## PROMPT
Return each line of the data below verbatim; pictures are to be left out.

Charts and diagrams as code
________________________________________

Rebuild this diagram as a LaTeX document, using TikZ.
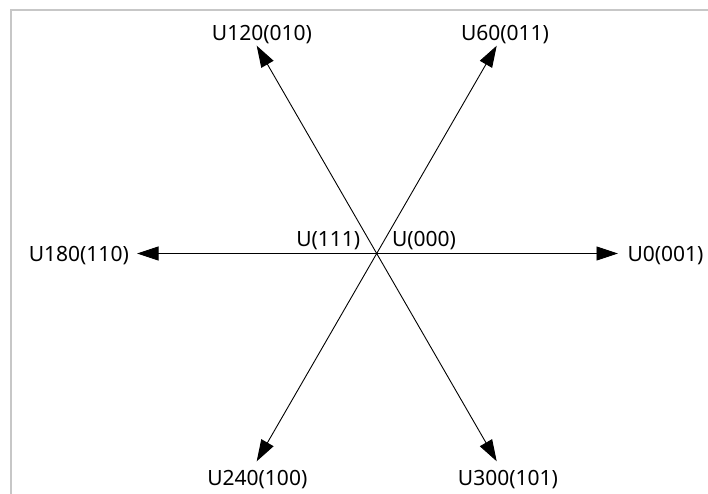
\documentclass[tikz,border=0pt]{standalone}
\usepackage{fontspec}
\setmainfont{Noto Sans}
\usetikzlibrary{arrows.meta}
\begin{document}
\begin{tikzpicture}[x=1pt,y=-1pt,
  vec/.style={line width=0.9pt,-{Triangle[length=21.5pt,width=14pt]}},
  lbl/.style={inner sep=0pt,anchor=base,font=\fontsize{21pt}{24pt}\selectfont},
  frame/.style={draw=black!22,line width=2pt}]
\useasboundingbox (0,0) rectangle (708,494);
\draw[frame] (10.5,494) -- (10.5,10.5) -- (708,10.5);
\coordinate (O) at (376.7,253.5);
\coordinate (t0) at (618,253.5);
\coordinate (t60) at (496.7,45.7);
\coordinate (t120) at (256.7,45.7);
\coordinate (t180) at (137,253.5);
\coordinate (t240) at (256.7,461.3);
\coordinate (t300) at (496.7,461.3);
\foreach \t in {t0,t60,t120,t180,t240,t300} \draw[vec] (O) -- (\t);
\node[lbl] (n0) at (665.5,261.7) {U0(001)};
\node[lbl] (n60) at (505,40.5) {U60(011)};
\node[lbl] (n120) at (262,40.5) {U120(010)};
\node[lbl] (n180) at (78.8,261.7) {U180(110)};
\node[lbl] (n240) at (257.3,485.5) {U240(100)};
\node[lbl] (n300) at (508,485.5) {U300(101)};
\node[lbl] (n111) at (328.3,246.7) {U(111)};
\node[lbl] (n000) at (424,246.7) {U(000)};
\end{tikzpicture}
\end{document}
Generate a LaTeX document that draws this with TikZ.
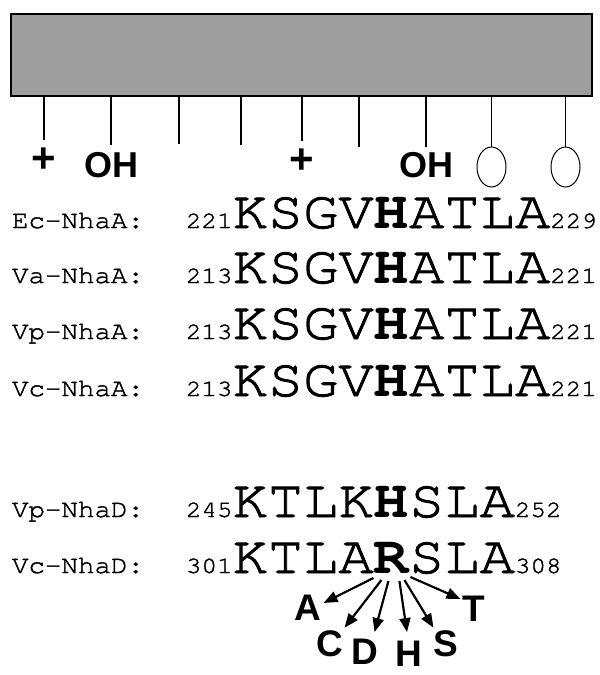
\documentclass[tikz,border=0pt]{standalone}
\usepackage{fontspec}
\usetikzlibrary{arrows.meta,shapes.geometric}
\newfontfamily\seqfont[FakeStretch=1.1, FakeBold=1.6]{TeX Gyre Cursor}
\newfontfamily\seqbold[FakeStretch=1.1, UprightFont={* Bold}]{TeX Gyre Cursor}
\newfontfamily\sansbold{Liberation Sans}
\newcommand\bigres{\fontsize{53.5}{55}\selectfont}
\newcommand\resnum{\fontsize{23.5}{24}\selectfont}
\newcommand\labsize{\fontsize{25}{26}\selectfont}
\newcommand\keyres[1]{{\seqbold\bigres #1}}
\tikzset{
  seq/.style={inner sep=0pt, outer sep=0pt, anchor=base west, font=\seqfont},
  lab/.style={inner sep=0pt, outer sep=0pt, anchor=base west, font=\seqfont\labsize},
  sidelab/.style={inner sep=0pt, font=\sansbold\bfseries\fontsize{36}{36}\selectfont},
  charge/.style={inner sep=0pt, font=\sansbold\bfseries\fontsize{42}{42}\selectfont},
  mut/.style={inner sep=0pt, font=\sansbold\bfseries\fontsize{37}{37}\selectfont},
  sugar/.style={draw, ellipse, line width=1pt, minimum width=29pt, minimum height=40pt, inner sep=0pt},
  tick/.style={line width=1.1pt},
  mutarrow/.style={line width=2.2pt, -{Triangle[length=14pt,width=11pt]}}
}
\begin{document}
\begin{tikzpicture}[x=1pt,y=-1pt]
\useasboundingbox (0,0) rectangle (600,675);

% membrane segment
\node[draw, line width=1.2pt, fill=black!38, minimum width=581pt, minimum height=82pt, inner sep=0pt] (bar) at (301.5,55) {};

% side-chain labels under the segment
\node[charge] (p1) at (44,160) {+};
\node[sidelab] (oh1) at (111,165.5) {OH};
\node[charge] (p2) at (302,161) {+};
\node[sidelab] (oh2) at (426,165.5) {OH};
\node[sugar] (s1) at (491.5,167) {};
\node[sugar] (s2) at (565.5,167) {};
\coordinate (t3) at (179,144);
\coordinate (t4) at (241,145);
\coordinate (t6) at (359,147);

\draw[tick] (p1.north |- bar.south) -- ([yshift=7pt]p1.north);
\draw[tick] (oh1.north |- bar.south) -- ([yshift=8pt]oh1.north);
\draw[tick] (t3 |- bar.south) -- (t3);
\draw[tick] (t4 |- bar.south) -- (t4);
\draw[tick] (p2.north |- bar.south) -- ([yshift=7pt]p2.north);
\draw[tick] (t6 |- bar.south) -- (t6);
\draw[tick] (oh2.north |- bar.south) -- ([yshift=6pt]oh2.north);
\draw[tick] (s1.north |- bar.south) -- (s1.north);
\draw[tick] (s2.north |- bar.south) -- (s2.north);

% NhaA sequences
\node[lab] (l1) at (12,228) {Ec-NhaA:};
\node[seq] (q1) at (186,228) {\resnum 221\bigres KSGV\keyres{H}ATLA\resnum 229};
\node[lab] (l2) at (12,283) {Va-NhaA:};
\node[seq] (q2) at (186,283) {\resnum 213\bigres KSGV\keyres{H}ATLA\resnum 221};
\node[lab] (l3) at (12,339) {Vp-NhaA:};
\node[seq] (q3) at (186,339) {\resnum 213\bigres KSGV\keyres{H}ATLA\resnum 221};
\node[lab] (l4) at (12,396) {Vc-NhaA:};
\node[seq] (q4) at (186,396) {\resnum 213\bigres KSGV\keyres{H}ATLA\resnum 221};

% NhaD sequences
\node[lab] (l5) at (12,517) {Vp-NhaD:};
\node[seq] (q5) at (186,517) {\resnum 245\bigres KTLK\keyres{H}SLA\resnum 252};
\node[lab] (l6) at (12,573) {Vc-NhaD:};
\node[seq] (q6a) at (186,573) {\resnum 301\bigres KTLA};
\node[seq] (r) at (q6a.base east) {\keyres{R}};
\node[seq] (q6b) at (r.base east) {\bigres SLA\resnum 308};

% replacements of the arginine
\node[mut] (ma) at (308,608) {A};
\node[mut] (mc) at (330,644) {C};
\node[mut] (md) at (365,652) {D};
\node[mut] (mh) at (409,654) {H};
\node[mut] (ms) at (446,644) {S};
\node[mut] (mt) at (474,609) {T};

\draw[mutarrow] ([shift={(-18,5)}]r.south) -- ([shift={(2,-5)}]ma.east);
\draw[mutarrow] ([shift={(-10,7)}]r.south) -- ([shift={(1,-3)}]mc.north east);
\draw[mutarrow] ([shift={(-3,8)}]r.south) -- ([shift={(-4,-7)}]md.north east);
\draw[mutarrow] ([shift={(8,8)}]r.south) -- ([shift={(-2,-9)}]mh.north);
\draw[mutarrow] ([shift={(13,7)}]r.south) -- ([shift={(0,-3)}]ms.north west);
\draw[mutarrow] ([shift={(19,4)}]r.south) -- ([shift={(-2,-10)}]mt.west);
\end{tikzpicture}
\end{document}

________________________________________

## COMPLETED TASK
Rebuild this diagram as a LaTeX document, using TikZ.
\documentclass[tikz,border=0pt]{standalone}
\usepackage{fontspec}
\setmainfont{Noto Sans}
\usetikzlibrary{arrows.meta}
\begin{document}
\begin{tikzpicture}[x=1pt,y=-1pt,
  vec/.style={line width=0.9pt,-{Triangle[length=21.5pt,width=14pt]}},
  lbl/.style={inner sep=0pt,anchor=base,font=\fontsize{21pt}{24pt}\selectfont},
  frame/.style={draw=black!22,line width=2pt}]
\useasboundingbox (0,0) rectangle (708,494);
\draw[frame] (10.5,494) -- (10.5,10.5) -- (708,10.5);
\coordinate (O) at (376.7,253.5);
\coordinate (t0) at (618,253.5);
\coordinate (t60) at (496.7,45.7);
\coordinate (t120) at (256.7,45.7);
\coordinate (t180) at (137,253.5);
\coordinate (t240) at (256.7,461.3);
\coordinate (t300) at (496.7,461.3);
\foreach \t in {t0,t60,t120,t180,t240,t300} \draw[vec] (O) -- (\t);
\node[lbl] (n0) at (665.5,261.7) {U0(001)};
\node[lbl] (n60) at (505,40.5) {U60(011)};
\node[lbl] (n120) at (262,40.5) {U120(010)};
\node[lbl] (n180) at (78.8,261.7) {U180(110)};
\node[lbl] (n240) at (257.3,485.5) {U240(100)};
\node[lbl] (n300) at (508,485.5) {U300(101)};
\node[lbl] (n111) at (328.3,246.7) {U(111)};
\node[lbl] (n000) at (424,246.7) {U(000)};
\end{tikzpicture}
\end{document}
Generate a LaTeX document that draws this with TikZ.
\documentclass[tikz,border=0pt]{standalone}
\usepackage{fontspec}
\usetikzlibrary{arrows.meta,shapes.geometric}
\newfontfamily\seqfont[FakeStretch=1.1, FakeBold=1.6]{TeX Gyre Cursor}
\newfontfamily\seqbold[FakeStretch=1.1, UprightFont={* Bold}]{TeX Gyre Cursor}
\newfontfamily\sansbold{Liberation Sans}
\newcommand\bigres{\fontsize{53.5}{55}\selectfont}
\newcommand\resnum{\fontsize{23.5}{24}\selectfont}
\newcommand\labsize{\fontsize{25}{26}\selectfont}
\newcommand\keyres[1]{{\seqbold\bigres #1}}
\tikzset{
  seq/.style={inner sep=0pt, outer sep=0pt, anchor=base west, font=\seqfont},
  lab/.style={inner sep=0pt, outer sep=0pt, anchor=base west, font=\seqfont\labsize},
  sidelab/.style={inner sep=0pt, font=\sansbold\bfseries\fontsize{36}{36}\selectfont},
  charge/.style={inner sep=0pt, font=\sansbold\bfseries\fontsize{42}{42}\selectfont},
  mut/.style={inner sep=0pt, font=\sansbold\bfseries\fontsize{37}{37}\selectfont},
  sugar/.style={draw, ellipse, line width=1pt, minimum width=29pt, minimum height=40pt, inner sep=0pt},
  tick/.style={line width=1.1pt},
  mutarrow/.style={line width=2.2pt, -{Triangle[length=14pt,width=11pt]}}
}
\begin{document}
\begin{tikzpicture}[x=1pt,y=-1pt]
\useasboundingbox (0,0) rectangle (600,675);

% membrane segment
\node[draw, line width=1.2pt, fill=black!38, minimum width=581pt, minimum height=82pt, inner sep=0pt] (bar) at (301.5,55) {};

% side-chain labels under the segment
\node[charge] (p1) at (44,160) {+};
\node[sidelab] (oh1) at (111,165.5) {OH};
\node[charge] (p2) at (302,161) {+};
\node[sidelab] (oh2) at (426,165.5) {OH};
\node[sugar] (s1) at (491.5,167) {};
\node[sugar] (s2) at (565.5,167) {};
\coordinate (t3) at (179,144);
\coordinate (t4) at (241,145);
\coordinate (t6) at (359,147);

\draw[tick] (p1.north |- bar.south) -- ([yshift=7pt]p1.north);
\draw[tick] (oh1.north |- bar.south) -- ([yshift=8pt]oh1.north);
\draw[tick] (t3 |- bar.south) -- (t3);
\draw[tick] (t4 |- bar.south) -- (t4);
\draw[tick] (p2.north |- bar.south) -- ([yshift=7pt]p2.north);
\draw[tick] (t6 |- bar.south) -- (t6);
\draw[tick] (oh2.north |- bar.south) -- ([yshift=6pt]oh2.north);
\draw[tick] (s1.north |- bar.south) -- (s1.north);
\draw[tick] (s2.north |- bar.south) -- (s2.north);

% NhaA sequences
\node[lab] (l1) at (12,228) {Ec-NhaA:};
\node[seq] (q1) at (186,228) {\resnum 221\bigres KSGV\keyres{H}ATLA\resnum 229};
\node[lab] (l2) at (12,283) {Va-NhaA:};
\node[seq] (q2) at (186,283) {\resnum 213\bigres KSGV\keyres{H}ATLA\resnum 221};
\node[lab] (l3) at (12,339) {Vp-NhaA:};
\node[seq] (q3) at (186,339) {\resnum 213\bigres KSGV\keyres{H}ATLA\resnum 221};
\node[lab] (l4) at (12,396) {Vc-NhaA:};
\node[seq] (q4) at (186,396) {\resnum 213\bigres KSGV\keyres{H}ATLA\resnum 221};

% NhaD sequences
\node[lab] (l5) at (12,517) {Vp-NhaD:};
\node[seq] (q5) at (186,517) {\resnum 245\bigres KTLK\keyres{H}SLA\resnum 252};
\node[lab] (l6) at (12,573) {Vc-NhaD:};
\node[seq] (q6a) at (186,573) {\resnum 301\bigres KTLA};
\node[seq] (r) at (q6a.base east) {\keyres{R}};
\node[seq] (q6b) at (r.base east) {\bigres SLA\resnum 308};

% replacements of the arginine
\node[mut] (ma) at (308,608) {A};
\node[mut] (mc) at (330,644) {C};
\node[mut] (md) at (365,652) {D};
\node[mut] (mh) at (409,654) {H};
\node[mut] (ms) at (446,644) {S};
\node[mut] (mt) at (474,609) {T};

\draw[mutarrow] ([shift={(-18,5)}]r.south) -- ([shift={(2,-5)}]ma.east);
\draw[mutarrow] ([shift={(-10,7)}]r.south) -- ([shift={(1,-3)}]mc.north east);
\draw[mutarrow] ([shift={(-3,8)}]r.south) -- ([shift={(-4,-7)}]md.north east);
\draw[mutarrow] ([shift={(8,8)}]r.south) -- ([shift={(-2,-9)}]mh.north);
\draw[mutarrow] ([shift={(13,7)}]r.south) -- ([shift={(0,-3)}]ms.north west);
\draw[mutarrow] ([shift={(19,4)}]r.south) -- ([shift={(-2,-10)}]mt.west);
\end{tikzpicture}
\end{document}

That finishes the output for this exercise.